Is it any wonder that in the mid 60s and early 70s , just as the post WWII generation was hitting its late teens that the "youth movement" flourished? And later in the 70s as this same generation moved into its 20s that the non-stop partying of the disco era took shape? This was followed by the coke fueled go-getters of the 80s, which also hosted the start of the housing bubble as boomers started to get jobs and couple off.

In the 90s the typical boomer self-absorption began to become focused on their off-spring and long term investments. It was the era of soccer moms, insane dot.com investing and a continuing housing bubble.

So now, when those born in 1945 and after are now looking at their 60th birthdays, is it any wonder what the next "real big news" will be? I believe all this talk of Social Security "insolvency" coupled with the ongoing unavoidable mortality of "the greatest generation" (i.e. the boomers' parents) has suddenly focused the boomer generation on what may be their last "next big thing", that is, death.
But icons have been dying for years, and Terri Schiavo wasn't the first, or, legally, the most important case in memory (boomer memory anyway, gen-Yers can be forgiven their ignorance I suppose. But the Karen Quinlan case made its way all the way to the New Jersey Supreme court in 1976, which case provided the basis for Oregon's Death with Dignity Act.

The difference is that then the boomers were in their thirties, and death, while always interesting, was a distant thought. Now on the other hand death, their own, is an increasingly unavoidable inevitablility.

I personally consider the proposition dreadful as the always self-obsessed boomer generation begins its ultimate navel-gazing exercize. But perhaps the very inevitability of the Big Sleep will ultimately shock the boomers into action. Perhaps the nation will be forced to clarilfy its flirtatious dance with death and make some rational end-of-life decisions.

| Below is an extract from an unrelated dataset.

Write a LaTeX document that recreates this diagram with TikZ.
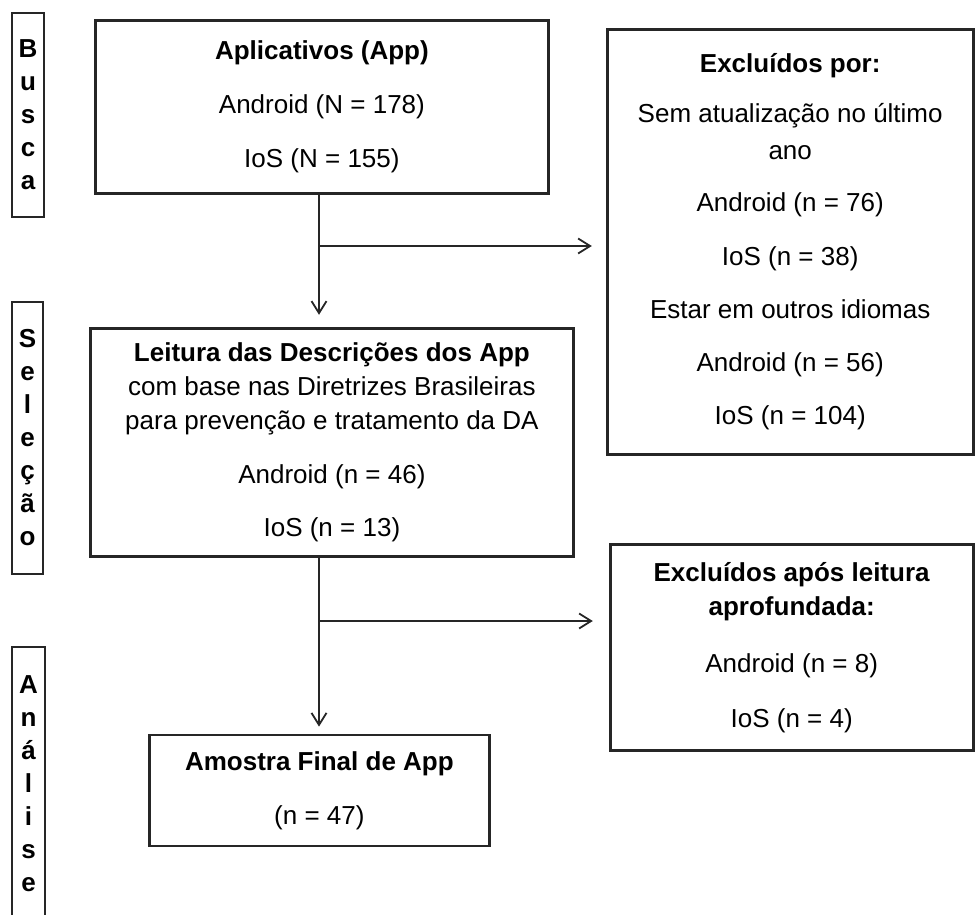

Perhaps the nation will "discover" that the only way it can afford medical care for the aging boomers is by insuring medical coverage for everyone.

But then I ponder the demagogues on the religious right whose entire raison d'etre is to prey on mortal fear.

I can't predict which way the balance of death will tilt, towards rational acceptance or superstitious denial, but I believe that finally, in their last years, the baby-boom generation will have the opportunity to step from their parents' shadows. Whether they, whether we, blow this opportunity as we have so many others only time will tell.